- Born: March 10, 1780 Elbing, Prussia
- Died: October 18, 1841 (aged 61)
- Education: University of Königsberg
- Occupation: philologist
- Known for: Althochdeutscher Sprachschatz (1835–1843)
- Notable work: Diutiska (1826–1829); Krist (1831); Deutsche Interlinearversionen der Psalmen (1839)

= Eberhard Gottlieb Graff =

German philologist

Eberhard Gottlieb Graff (10 March 1780 - 18 October 1841) was a German philologist.

He was born at Elbing, Prussia, and was educated at Königsberg, where he became professor of the German language in 1824. Influenced by the work of Jacob Grimm and Karl Lachmann, he followed in the footsteps of these eminent scholars, and produced several philological works distinguished by careful research, such as his valuable discussion on Old High German, entitled Althochdeutscher Sprachschatz (6 volumes, 1835–43).
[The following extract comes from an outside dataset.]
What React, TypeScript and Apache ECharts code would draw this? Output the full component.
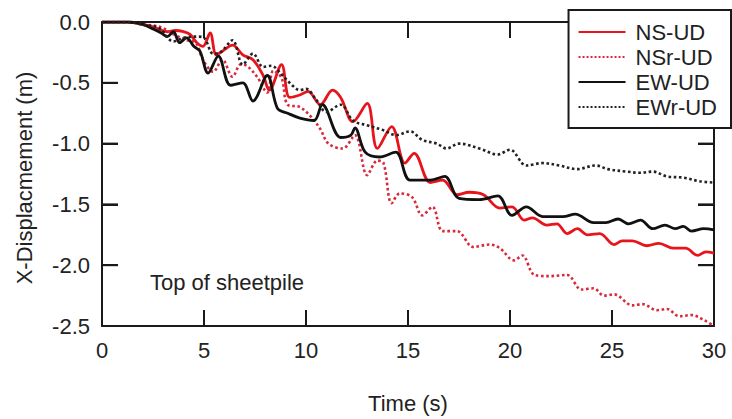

Other significant literary efforts by Graff include:
- Diutiska, Denkmäler deutscher Sprache und Literatur aus alten Handschriften, 3 volumes, 1826–29 - Diutiska, German language and literature from ancient manuscripts.
- Krist. Das älteste von Otfrid im neunten Jahrhundert, 1831 - Krist: the oldest, written by Otfrid in the ninth century.
- Deutsche Interlinearversionen der Psalmen, 1839 - German interlinear versions of the Psalms.